Cela est-il vrai aussi pour le numérique?
II n’y a pas de souveraineté européenne non plus. Par exemple, pour être puissant dans l’intelligence artificielle, il faut trois choses : des algorithmes sophistiqués, des supercalculateurs et des données de masse. L’Europe s’y refuse parce qu’elle veut préserver les données personnelles. C’est un sentiment honorable mais il procède d’un esprit de juridiction, non de celui d’une puissance exécutive. II n’y a aucune raison pour que les Européens n’aient pas participé massivement à l’édification de cette souveraineté numérique.
La lutte pour la protection du climat synthétise tous ces paradoxes. Voilà un problème de temps. On parle de l’horizon 2035, 2040, 2050 sur la décarbonisation par exemple. Voilà un sujet particulièrement poussé par la jeunesse. Et pourtant, il y a une difficulté aujourd’hui dans cette campagne présidentielle pour les candidats et les candidates à se l’approprier. Ce qui me frappe aujourd’hui, c’est qu’il y en a très peu qui en ont fait un thème majeur. Est-ce que vous ne trouvez pas ça extraordinairement paradoxal?
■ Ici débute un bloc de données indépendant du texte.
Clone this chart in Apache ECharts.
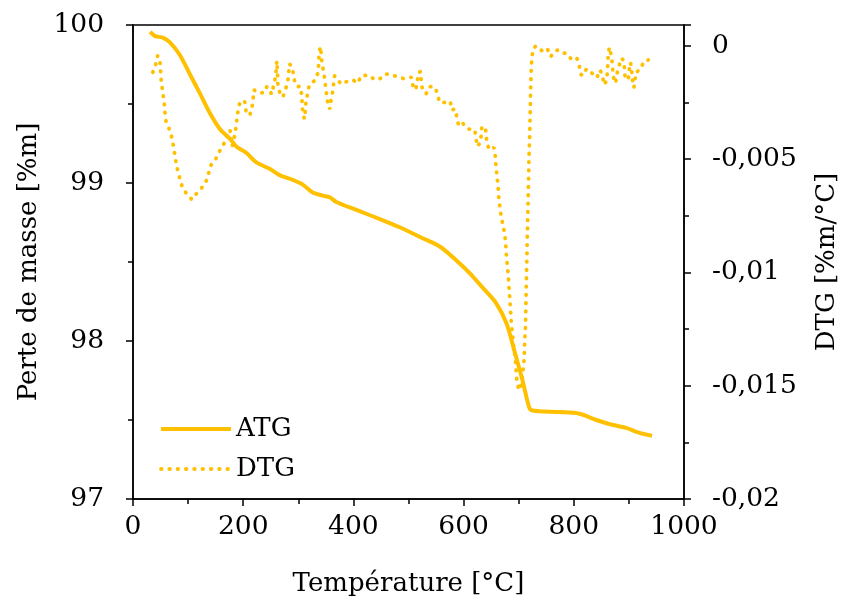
<!DOCTYPE html>
<html><head><meta charset="utf-8">
<script src="https://cdn.jsdelivr.net/npm/echarts@6/dist/echarts.min.js"></script>
<style>html,body{margin:0;padding:0;background:#fff}#c{width:841px;height:603px}</style>
</head><body><div id="c"></div>
<script>
// ATG: temperature [°C] and mass [%m]
const atgT = [31,40,54,67,85,103,121,140,158,176,188,206,224,248,266,290,308,326,344,357,369,405,442,484,520,556,587,611,634,659,678,692,707,719,725,774,810,841,864,895,918,942];
const atgV = [99.956,99.93,99.92,99.89,99.81,99.69,99.57,99.44,99.34,99.28,99.23,99.19,99.13,99.09,99.05,99.02,98.99,98.94,98.92,98.91,98.88,98.83,98.78,98.72,98.66,98.60,98.51,98.43,98.34,98.24,98.11,97.94,97.75,97.58,97.56,97.55,97.54,97.50,97.475,97.45,97.42,97.40];
// DTG: temperature [°C] and derivative [%m/°C], in groups of 10
const dtgT = [
 36,41.5,44.7,49,50,51,53,55,57,58,
 60,65.6,70,73,75.5,78,81,85,89,97,
 107,117,127,135,138,142.6,150,158,165,176,
 180,185,187,189,191,195,203,205,212,216,
 218,219.5,224,230,239,243,248,252,255,258.5,
 260,261,262,262.5,263,267,272,277,281,282.6,
 284,289,291.7,294,299,304,306,307,308,311,
 313,314,317,320,331,336,337,337.5,340,342,
 343,346,348,350,352,354,357,359,362,364,
 366,372,378,388,399,408,414,427,438,447,
 458,471,479,491,505,508,513,516,518,522,
 523,525,532,539,548,553,556,567,576,578,
 585,588,591,598,601,607,620,623,624,629,
 632,633,639.5,641,642.6,647,655,657.4,658.5,660,
 661.6,663,664,665.8,668,671,674,676,677,678,
 679.5,681,682,683,684,685,686,687,689,690,
 692,694,695,696,698,701,704,706,707,709,
 710,710.5,711,712,712.5,712.7,713,713.3,713.6,714,
 714.3,714.6,715,715.3,715.6,716,716.3,716.6,717,717.3,
 717.6,718,718.3,718.6,719,719.5,720,720.3,720.6,721,
 721.3,721.6,722,722.5,723,724,726,731,740,746,
 752,758,766,772,781,787,795,805,810,812,
 816,823,832,842,848,852,856,860,861,862,
 862.5,865,868,870,871,873,876,878,882,886,
 890,892,893,899,900,903,905,906,909,911,
 912.5,921,927,935
];
const dtgV = [
 -0.00116,-0.00079,-0.00043,-0.0007,-0.00109,-0.00147,-0.00186,-0.00223,-0.0026,-0.00296,
 -0.00333,-0.00366,-0.004,-0.00437,-0.00474,-0.00512,-0.00549,-0.00585,-0.0062,-0.00652,
 -0.00678,-0.00646,-0.0062,-0.00587,-0.00552,-0.0052,-0.005,-0.00461,-0.00432,-0.0037,
 -0.00443,-0.00392,-0.00355,-0.00318,-0.00279,-0.00242,-0.00247,-0.00285,-0.00307,-0.0027,
 -0.00233,-0.00194,-0.00201,-0.00208,-0.00205,-0.00179,-0.00198,-0.00213,-0.00176,-0.00138,
 -0.00103,-0.00066,-0.00103,-0.00138,-0.00176,-0.00211,-0.00226,-0.00191,-0.00154,-0.00116,
 -0.00079,-0.00094,-0.00131,-0.00167,-0.00179,-0.00179,-0.00216,-0.00252,-0.00289,-0.00322,
 -0.00282,-0.00245,-0.00208,-0.00172,-0.0015,-0.00116,-0.00079,-0.0004,-0.00003,-0.0004,
 -0.00079,-0.00113,-0.0015,-0.0019,-0.00226,-0.00263,-0.00279,-0.00245,-0.00208,-0.00169,
 -0.00132,-0.0015,-0.00169,-0.00157,-0.0015,-0.00164,-0.00132,-0.00129,-0.00147,-0.00147,
 -0.00123,-0.00129,-0.00135,-0.00144,-0.00138,-0.00175,-0.00194,-0.00157,-0.00117,-0.00113,
 -0.0015,-0.0019,-0.00211,-0.00179,-0.00182,-0.00213,-0.00248,-0.0025,-0.00245,-0.00282,
 -0.00279,-0.00316,-0.00352,-0.0034,-0.00333,-0.00366,-0.0037,-0.00407,-0.00443,-0.00432,
 -0.00396,-0.00358,-0.00358,-0.00396,-0.00433,-0.00458,-0.00448,-0.00485,-0.00524,-0.00561,
 -0.00598,-0.00634,-0.00674,-0.0071,-0.00749,-0.00785,-0.00822,-0.0086,-0.00899,-0.00935,
 -0.00972,-0.01012,-0.01048,-0.01085,-0.01122,-0.0116,-0.012,-0.01236,-0.01273,-0.0131,
 -0.01347,-0.01386,-0.01423,-0.0146,-0.01498,-0.0152,-0.01523,-0.01483,-0.01445,-0.01408,
 -0.01371,-0.01335,-0.01295,-0.01258,-0.01222,-0.01185,-0.01146,-0.01109,-0.01072,-0.01034,
 -0.00997,-0.00958,-0.00921,-0.00881,-0.00844,-0.00807,-0.00769,-0.00732,-0.00694,-0.00655,
 -0.00617,-0.0058,-0.00542,-0.00505,-0.00466,-0.00429,-0.00392,-0.00352,-0.00316,-0.00279,
 -0.00241,-0.00201,-0.00164,-0.00128,-0.00091,-0.00052,-0.00015,0,-0.00018,-0.00025,
 -0.00013,-0.00047,-0.00022,-0.00018,-0.00032,-0.00032,-0.00057,-0.0005,-0.00087,-0.00123,
 -0.00131,-0.00101,-0.00118,-0.0014,-0.00106,-0.00138,-0.00172,-0.00144,-0.00106,-0.00069,
 -0.00029,-0.00006,-0.00043,-0.00079,-0.00117,-0.00154,-0.00164,-0.00125,-0.00091,-0.00054,
 -0.00062,-0.00098,-0.00135,-0.0015,-0.00113,-0.00073,-0.00109,-0.00145,-0.00184,-0.00157,
 -0.00117,-0.00103,-0.00069,-0.00062
];
const xTicks = [0,200,400,600,800,1000];
const leftTicks = [97,98,99,100];
const rightTicks = [-0.02,-0.015,-0.01,-0.005,0];

const FONT = 'DejaVu Serif';
const GOLD = '#FFC000';
const fmtComma = v => String(+(+v).toFixed(4)).replace('.', ',');

const chart = echarts.init(document.getElementById('c'), null, {renderer:'canvas'});
const tickStyle = {color:'#000', width:1.5};
const axisCommon = {
  axisLine:{show:true, onZero:false, lineStyle:{color:'#000', width:1.5}},
  splitLine:{show:false},
  minorSplitLine:{show:false},
  nameTextStyle:{fontFamily:FONT, fontSize:26, color:'#000'},
  axisTick:{show:true, inside:false, length:7, lineStyle:tickStyle},
  minorTick:{show:true, splitNumber:2, length:5, lineStyle:tickStyle}
};
const lbl = {fontFamily:FONT, fontSize:26.5, color:'#000'};
const dotType = [0.5, 7.8];
chart.setOption({
  animation:false,
  backgroundColor:'#fff',
  grid:{left:133, right:157, top:25, bottom:104, show:true, borderColor:'#000', borderWidth:1.5,
        containLabel:false, outerBoundsMode:'none'},
  legend:{
    orient:'vertical', left:154, top:411, itemWidth:70, itemHeight:20, itemGap:14,
    itemStyle:{opacity:0},
    textStyle:{fontFamily:FONT, fontSize:26, color:'#000'},
    data:[{name:'ATG', lineStyle:{width:4}},
          {name:'DTG', lineStyle:{width:3.8, type:dotType, cap:'round'}}]
  },
  xAxis:Object.assign({}, axisCommon, {
    type:'value', min:xTicks[0], max:xTicks[xTicks.length-1], interval:200,
    name:'Température [°C]', nameLocation:'middle', nameGap:72,
    axisLabel:Object.assign({}, lbl, {margin:15, formatter: v => String(v)})
  }),
  yAxis:[
    Object.assign({}, axisCommon, {
      type:'value', min:leftTicks[0], max:leftTicks[leftTicks.length-1], interval:1, position:'left',
      name:'Perte de masse [%m]', nameLocation:'middle', nameGap:87, nameRotate:90,
      axisLabel:Object.assign({}, lbl, {margin:29, formatter: v => String(v)})
    }),
    Object.assign({}, axisCommon, {
      type:'value', min:rightTicks[0], max:0.000925, interval:0.005, position:'right',
      name:'DTG [%m/°C]', nameLocation:'middle', nameGap:130, nameRotate:90,
      axisLabel:Object.assign({}, lbl, {margin:28, showMaxLabel:false,
        formatter: v => (Math.abs(v/0.005 - Math.round(v/0.005)) < 1e-6 ? fmtComma(v) : '')})
    })
  ],
  series:[
    {name:'ATG', type:'line', yAxisIndex:0, showSymbol:false, symbol:'none', smooth:0.3,
     lineStyle:{color:GOLD, width:4}, itemStyle:{color:GOLD},
     data: atgT.map((t,i)=>[t, atgV[i]])},
    {name:'DTG', type:'line', yAxisIndex:1, showSymbol:false, symbol:'none',
     lineStyle:{color:GOLD, width:3.8, type:dotType, cap:'round'}, itemStyle:{color:GOLD},
     data: dtgT.map((t,i)=>[t, dtgV[i]])}
  ]
});
</script></body></html>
Je pense que d’une part, la jeunesse qui dit s’en préoccuper, c’est une certaine jeunesse, très embourgeoisée, diplômée et minoritaire. La jeunesse dans son ensemble n’a guère les moyens de s’en préoccuper. D’autre part, c’est peut-être une réalité d’opinion mais pas de comportement. Je rappelle que, en France, les nouvelles générations passent à peu près six heures par jour connectées, en ligne. II n’y aura pas de comportement cohérent si la lutte contre le réchauffement climatique est indexée à un discours de « sobriété », et a fortiori de décroissance. Nous y parviendrons en déployant un discours alternatif, assumant le projet de perpétuer dans le temps nos modes de vie grâce au grand œuvre de la décarbonation et aux promesses des innovations technoscientifiques.